Wines from Josmeyer at Millésimes Alsace.

The sheer abundance of high-quality producers at the event amazed me. Highlights included Josmeyer’s detailed 2014 Grand Cru Brand Pinot Gris, the exotic aromas of Barmes-Buecher’s 2015 Grand Cru Steingrübler Riesling, and Léon Beyer’s extraordinary 2011 Comtes d’Eguisheim Grand Cru Pfersigberg Riesling which left me fumbling for words in my notebook (“Wild,” I wrote. “So wild.”)

 

Sweetness Still Has Its Place

Georges Lorentz of the winemaking house Gustave Lorentz.

But were the best wines from the event the best because they had low residual sugar?

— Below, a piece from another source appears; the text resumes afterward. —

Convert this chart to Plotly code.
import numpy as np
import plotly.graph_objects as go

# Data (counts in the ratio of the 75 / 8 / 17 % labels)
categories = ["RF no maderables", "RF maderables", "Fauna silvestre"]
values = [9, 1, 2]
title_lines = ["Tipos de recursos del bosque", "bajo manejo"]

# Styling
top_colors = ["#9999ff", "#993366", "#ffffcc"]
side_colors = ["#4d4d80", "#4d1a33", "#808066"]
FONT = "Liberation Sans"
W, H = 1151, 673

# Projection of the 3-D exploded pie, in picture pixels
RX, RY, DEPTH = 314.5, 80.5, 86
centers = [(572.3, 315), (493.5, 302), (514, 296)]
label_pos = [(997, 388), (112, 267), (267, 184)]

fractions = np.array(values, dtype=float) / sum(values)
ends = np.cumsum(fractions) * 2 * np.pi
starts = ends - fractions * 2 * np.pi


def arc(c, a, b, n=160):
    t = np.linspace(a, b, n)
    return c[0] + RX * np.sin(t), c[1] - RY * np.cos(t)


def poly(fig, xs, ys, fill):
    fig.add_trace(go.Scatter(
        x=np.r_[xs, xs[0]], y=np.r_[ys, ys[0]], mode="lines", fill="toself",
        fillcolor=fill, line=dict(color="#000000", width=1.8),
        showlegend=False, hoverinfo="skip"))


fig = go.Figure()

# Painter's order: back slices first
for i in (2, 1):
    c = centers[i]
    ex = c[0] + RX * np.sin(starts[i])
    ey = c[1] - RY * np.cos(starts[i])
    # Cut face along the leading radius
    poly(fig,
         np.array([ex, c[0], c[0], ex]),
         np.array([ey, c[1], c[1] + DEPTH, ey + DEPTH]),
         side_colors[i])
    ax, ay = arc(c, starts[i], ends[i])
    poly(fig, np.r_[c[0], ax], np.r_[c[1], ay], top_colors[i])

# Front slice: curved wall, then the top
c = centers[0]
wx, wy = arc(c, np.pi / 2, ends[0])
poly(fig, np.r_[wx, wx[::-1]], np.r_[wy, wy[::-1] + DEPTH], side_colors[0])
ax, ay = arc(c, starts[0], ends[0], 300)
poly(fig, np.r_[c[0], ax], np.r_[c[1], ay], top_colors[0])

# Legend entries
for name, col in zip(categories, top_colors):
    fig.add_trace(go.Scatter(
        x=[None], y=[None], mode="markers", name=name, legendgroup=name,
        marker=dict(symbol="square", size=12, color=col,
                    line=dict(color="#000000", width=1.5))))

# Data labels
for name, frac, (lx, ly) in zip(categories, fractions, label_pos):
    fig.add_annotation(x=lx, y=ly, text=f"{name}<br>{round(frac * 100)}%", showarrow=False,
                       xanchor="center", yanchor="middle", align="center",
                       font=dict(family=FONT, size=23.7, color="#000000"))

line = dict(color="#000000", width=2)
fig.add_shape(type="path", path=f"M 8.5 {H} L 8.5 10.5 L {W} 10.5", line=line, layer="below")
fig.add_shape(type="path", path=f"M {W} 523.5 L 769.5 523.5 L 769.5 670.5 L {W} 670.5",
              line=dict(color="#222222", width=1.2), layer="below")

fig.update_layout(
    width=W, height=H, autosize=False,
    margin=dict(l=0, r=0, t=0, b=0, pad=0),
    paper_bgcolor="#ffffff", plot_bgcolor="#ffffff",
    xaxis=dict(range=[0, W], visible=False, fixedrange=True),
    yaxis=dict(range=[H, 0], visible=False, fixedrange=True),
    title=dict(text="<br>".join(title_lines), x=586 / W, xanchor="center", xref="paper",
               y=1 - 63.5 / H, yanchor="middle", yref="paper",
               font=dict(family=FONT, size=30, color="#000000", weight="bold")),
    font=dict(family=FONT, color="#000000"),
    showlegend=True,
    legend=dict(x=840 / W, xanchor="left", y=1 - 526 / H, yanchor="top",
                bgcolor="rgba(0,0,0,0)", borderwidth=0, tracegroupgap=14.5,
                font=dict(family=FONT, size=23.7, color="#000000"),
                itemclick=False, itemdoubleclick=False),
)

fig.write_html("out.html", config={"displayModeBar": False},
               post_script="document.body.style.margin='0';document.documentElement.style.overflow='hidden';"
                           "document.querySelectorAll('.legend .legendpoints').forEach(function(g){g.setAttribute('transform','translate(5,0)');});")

Not exactly. Perhaps “balance” was a better way of looking at it. Across the spectrum, the white wines — particularly the Riesling –- played sleight-of-hand tricks with my palate, riding waves of pure fruit, elegant acidity and yes, in some cases a touch of residual sugar. There was a harmony in these wines that felt fresh and vital; the feathery traces of sugar seemed like necessary personality traits.

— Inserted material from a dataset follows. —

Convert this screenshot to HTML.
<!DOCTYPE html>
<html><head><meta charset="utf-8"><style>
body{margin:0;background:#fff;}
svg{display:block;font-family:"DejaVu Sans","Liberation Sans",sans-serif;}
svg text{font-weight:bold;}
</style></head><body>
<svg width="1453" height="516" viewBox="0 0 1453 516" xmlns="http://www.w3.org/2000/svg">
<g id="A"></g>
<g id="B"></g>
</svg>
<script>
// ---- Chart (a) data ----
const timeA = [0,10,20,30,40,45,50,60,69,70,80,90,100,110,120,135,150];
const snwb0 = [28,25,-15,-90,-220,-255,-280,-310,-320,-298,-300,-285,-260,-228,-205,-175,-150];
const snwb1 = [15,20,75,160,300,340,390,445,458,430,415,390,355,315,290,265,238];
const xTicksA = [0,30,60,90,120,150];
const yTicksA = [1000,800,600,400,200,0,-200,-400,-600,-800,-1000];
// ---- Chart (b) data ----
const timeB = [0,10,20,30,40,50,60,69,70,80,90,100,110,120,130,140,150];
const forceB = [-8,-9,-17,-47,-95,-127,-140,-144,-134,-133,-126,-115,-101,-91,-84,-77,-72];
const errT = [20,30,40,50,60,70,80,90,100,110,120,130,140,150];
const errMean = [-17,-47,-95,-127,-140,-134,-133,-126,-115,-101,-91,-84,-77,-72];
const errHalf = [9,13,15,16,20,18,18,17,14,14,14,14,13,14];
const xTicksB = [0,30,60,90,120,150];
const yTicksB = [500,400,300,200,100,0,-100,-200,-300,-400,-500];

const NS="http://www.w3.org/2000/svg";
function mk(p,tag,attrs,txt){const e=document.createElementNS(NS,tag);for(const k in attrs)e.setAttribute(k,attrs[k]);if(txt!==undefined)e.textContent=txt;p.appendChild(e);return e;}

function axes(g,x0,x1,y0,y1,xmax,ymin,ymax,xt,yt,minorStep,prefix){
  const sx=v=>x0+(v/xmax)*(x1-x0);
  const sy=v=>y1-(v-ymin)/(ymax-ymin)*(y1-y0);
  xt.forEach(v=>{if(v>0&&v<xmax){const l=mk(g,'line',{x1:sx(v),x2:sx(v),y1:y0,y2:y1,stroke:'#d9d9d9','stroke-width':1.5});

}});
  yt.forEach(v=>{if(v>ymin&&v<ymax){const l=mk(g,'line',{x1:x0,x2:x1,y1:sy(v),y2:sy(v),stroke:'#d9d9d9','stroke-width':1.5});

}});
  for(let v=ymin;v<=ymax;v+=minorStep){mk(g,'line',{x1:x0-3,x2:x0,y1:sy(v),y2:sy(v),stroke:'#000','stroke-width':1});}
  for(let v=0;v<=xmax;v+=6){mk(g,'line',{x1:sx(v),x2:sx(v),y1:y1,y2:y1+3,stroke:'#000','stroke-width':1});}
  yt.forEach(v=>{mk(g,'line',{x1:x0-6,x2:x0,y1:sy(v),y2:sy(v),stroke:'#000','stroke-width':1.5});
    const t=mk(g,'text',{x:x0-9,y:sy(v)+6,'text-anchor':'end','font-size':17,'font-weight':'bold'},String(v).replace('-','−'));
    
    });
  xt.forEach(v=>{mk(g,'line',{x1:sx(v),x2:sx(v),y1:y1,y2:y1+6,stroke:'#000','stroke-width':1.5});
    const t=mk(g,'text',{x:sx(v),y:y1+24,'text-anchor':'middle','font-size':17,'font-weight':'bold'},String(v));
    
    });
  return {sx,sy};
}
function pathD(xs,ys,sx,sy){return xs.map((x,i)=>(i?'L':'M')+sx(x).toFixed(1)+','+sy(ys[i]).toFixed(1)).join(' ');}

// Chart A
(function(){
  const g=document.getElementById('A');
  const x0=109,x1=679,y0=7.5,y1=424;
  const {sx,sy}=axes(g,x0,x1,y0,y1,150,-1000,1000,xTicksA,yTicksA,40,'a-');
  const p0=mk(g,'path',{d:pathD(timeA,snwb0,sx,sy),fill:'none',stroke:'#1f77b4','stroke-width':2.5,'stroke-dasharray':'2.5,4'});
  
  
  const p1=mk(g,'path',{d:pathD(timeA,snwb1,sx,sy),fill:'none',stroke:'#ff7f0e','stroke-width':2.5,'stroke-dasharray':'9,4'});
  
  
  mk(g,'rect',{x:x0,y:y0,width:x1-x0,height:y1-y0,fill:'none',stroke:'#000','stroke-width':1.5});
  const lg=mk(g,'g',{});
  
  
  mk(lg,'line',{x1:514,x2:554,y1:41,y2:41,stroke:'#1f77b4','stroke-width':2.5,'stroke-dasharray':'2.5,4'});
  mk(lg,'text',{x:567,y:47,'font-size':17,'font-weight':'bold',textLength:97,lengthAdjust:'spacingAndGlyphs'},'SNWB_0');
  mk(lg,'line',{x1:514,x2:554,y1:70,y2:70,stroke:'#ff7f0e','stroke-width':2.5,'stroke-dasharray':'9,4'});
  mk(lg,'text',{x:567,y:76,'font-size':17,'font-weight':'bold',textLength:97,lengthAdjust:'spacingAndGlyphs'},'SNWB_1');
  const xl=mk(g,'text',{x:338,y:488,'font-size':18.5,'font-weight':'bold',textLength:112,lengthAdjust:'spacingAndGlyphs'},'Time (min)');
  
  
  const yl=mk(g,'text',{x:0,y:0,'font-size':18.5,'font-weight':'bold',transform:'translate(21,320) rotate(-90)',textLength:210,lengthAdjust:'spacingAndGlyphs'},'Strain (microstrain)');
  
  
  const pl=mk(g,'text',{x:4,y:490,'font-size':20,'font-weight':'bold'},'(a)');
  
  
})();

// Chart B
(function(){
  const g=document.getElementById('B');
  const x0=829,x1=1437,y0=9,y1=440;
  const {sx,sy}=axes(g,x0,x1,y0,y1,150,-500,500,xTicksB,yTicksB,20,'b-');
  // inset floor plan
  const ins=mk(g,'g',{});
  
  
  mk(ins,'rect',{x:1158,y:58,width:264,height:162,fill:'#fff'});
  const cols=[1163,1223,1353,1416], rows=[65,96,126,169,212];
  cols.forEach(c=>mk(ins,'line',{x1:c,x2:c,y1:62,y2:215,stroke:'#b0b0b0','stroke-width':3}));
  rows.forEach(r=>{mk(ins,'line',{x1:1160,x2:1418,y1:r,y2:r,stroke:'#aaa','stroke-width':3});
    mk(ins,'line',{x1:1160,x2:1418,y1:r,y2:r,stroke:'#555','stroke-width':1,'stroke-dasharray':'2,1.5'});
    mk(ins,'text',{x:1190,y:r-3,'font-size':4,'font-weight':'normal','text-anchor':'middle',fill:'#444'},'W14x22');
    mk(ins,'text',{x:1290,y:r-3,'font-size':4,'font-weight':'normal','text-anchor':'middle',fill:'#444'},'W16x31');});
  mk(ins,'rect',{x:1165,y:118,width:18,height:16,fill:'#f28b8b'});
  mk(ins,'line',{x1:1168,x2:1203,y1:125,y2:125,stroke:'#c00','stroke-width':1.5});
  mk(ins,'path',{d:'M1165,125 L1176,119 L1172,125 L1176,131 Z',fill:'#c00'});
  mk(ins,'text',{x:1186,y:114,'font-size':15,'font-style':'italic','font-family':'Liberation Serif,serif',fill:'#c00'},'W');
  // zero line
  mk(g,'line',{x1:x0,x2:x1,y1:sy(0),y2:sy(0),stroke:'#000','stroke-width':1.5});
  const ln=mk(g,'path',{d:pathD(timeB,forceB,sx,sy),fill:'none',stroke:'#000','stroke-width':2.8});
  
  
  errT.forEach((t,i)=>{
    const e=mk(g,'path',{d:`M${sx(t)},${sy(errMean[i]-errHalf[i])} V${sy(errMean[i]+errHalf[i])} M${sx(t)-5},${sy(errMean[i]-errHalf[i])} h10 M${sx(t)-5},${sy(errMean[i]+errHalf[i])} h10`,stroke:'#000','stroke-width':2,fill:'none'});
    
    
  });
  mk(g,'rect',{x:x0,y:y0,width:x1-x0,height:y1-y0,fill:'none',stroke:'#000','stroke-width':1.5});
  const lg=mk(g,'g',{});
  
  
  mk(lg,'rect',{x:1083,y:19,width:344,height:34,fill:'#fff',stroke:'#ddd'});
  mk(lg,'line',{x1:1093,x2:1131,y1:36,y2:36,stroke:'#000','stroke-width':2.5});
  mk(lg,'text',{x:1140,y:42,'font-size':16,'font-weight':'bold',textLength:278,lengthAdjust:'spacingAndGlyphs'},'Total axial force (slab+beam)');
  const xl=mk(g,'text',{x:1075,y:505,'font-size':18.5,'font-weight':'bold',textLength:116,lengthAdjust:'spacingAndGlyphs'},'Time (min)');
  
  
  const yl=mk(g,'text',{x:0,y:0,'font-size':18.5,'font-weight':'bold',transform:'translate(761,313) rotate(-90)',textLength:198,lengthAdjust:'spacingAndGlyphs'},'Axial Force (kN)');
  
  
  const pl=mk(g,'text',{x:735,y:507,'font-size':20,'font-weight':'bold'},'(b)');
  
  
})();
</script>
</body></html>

This was best on display when I met Georges Lorentz of the winemaking house Gustave Lorentz. He proudly poured a sip of the domaine’s 2011 Grand Cru Altenberg de Bergheim Gewurztraminer which features 28 grams/liter of residual sugar. Unlike most vineyards in Alsace, the Grand Cru Altenberg de Bergheim regularly encounters the development of botrytis, which was faintly noticeable on the palate.

Gewurztraminer has always rubbed me the wrong way, and I told him as such. This one, however, was a delight. Was it because of the residual sugar?

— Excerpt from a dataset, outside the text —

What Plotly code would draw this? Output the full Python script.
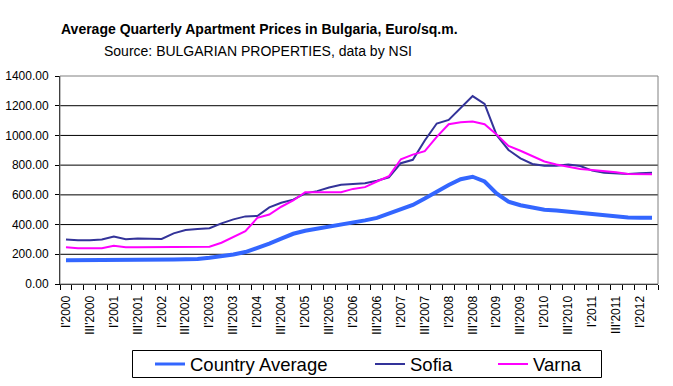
import plotly.graph_objects as go

years = list(range(2000, 2013))
roman = ["I", "II", "III", "IV"]
quarters = [f"{r}'{y}" for y in years for r in roman][:50]
tick_labels = [q if i % 2 == 0 else "" for i, q in enumerate(quarters)]

country_avg = [160, 160, 166, 162, 166, 162, 166, 163, 163, 165, 167, 168, 176, 184, 198, 215, 240, 272, 305, 338,
               358, 372, 385, 396, 412, 428, 445, 472, 505, 532, 575, 622, 666, 705, 722, 690, 610, 554, 530, 515,
               500, 494, 487, 478, 469, 460, 453, 447, 446, 446]
sofia = [300, 294, 294, 300, 319, 301, 307, 303, 303, 341, 363, 370, 375, 408, 435, 455, 458, 516, 547, 568,
         610, 625, 650, 668, 675, 678, 695, 718, 813, 836, 966, 1080, 1104, 1183, 1265, 1212, 1003, 902, 846, 808,
         796, 796, 805, 794, 763, 749, 745, 740, 745, 749]
varna = [247, 240, 240, 240, 258, 247, 247, 247, 249, 251, 251, 251, 251, 278, 315, 355, 445, 468, 520, 562,
         618, 618, 615, 618, 640, 652, 690, 725, 840, 871, 894, 990, 1075, 1088, 1093, 1075, 1007, 929, 897, 862,
         825, 805, 790, 774, 767, 761, 752, 740, 738, 738]

series_names = ["Country Average", "Sofia", "Varna"]
series_colors = ["#3366FF", "#333399", "#FF00FF"]
series_widths = [4, 2, 2]
series_values = [country_avg, sofia, varna]

FONT = "Arial, 'Liberation Sans', sans-serif"

# plot area in pixels: x 60..658, y 76..284
PL, PR, PT, PB = 60, 658, 76, 284
W, H = PR - PL, PB - PT


def px(x):
    return (x - PL) / W


def py(y):
    return (PB - y) / H


fig = go.Figure()
for name, vals, col, wd in zip(series_names, series_values, series_colors, series_widths):
    fig.add_trace(go.Scatter(x=quarters, y=vals, mode="lines", name=name,
                             line=dict(color=col, width=wd), showlegend=False))

shapes = []
for v in range(200, 1400, 200):
    shapes.append(dict(type="line", xref="paper", yref="y", x0=0, x1=1, y0=v, y1=v,
                       line=dict(color="black", width=1), layer="below"))
shapes.append(dict(type="rect", xref="paper", yref="paper", x0=0, x1=1, y0=0, y1=1,
                   line=dict(color="#808080", width=1), layer="above"))

# manual legend (box, line samples, labels)
shapes.append(dict(type="rect", xref="paper", yref="paper", x0=px(132.5), x1=px(601.5),
                   y0=py(350.5), y1=py(377.5), line=dict(color="black", width=1), fillcolor="white"))
annotations = [
    dict(text="<b>Average Quarterly Apartment Prices in Bulgaria, Euro/sq.m.</b>",
         xref="paper", yref="paper", x=px(259), y=py(29),
         xanchor="center", yanchor="middle", showarrow=False, font=dict(size=14, family=FONT)),
    dict(text="Source: BULGARIAN PROPERTIES, data by NSI",
         xref="paper", yref="paper", x=px(258), y=py(51),
         xanchor="center", yanchor="middle", showarrow=False, font=dict(size=14, family=FONT)),
]
leg_line_x = [155, 375, 498]
for name, col, wd, lx in zip(series_names, series_colors, series_widths, leg_line_x):
    shapes.append(dict(type="line", xref="paper", yref="paper", x0=px(lx), x1=px(lx + 30),
                       y0=py(364), y1=py(364), line=dict(color=col, width=wd - 1 if wd > 2 else wd)))
    annotations.append(dict(text=name, xref="paper", yref="paper", x=px(lx + 33), y=py(364),
                            xanchor="left", yanchor="middle", showarrow=False,
                            font=dict(size=18.5, family=FONT)))

fig.update_layout(
    width=673, height=386,
    margin=dict(l=PL, r=673 - PR, t=PT, b=386 - PB, autoexpand=False),
    paper_bgcolor="white", plot_bgcolor="white",
    font=dict(family=FONT, color="black", size=12),
    showlegend=False,
    shapes=shapes,
    annotations=annotations,
)
fig.update_xaxes(type="category", tickmode="array", tickvals=quarters, ticktext=tick_labels,
                 tickangle=-90, tickson="boundaries", ticks="outside", ticklen=5, tickcolor="black",
                 showline=True, linecolor="black", linewidth=1, showgrid=False, automargin=False,
                 ticklabelstandoff=6, tickfont=dict(size=12, family=FONT), range=[-0.5, 49.5])
fig.update_yaxes(range=[0, 1400], dtick=200, tickformat=".2f", ticks="outside", ticklen=4,
                 tickcolor="black", showline=True, linecolor="black", linewidth=1, showgrid=False,
                 zeroline=False, automargin=False, ticklabelstandoff=4,
                 tickfont=dict(size=12, family=FONT))

fig.write_html("out.html", config={"displayModeBar": False},
               post_script="document.body.style.margin='0';document.body.style.overflow='hidden';")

Georges shrugged. “The nose of Gewurztraminer is sweet,” he told me. “So when it is dry, something (to our senses) is confusing.” Perhaps. Or maybe I was just finding the wine’s blend of rosehips, herbal tea and peach-like aromas — as well as elegant and lean acidity — to be pure comfort.

Wines such as this — or Cattin’s 1997 Grand Cru Hatschbourg Pinot Gris, which I sampled later on the trip — would be a hard sell with many of my colleagues and friends. But pour it blind alongside a plate of fish tacos, and it could convince anyone that a little residual sugar has its time and place, too.

 

A selection of wines from Gustave Lorentz.

*Note: This winery is not currently imported into the United States.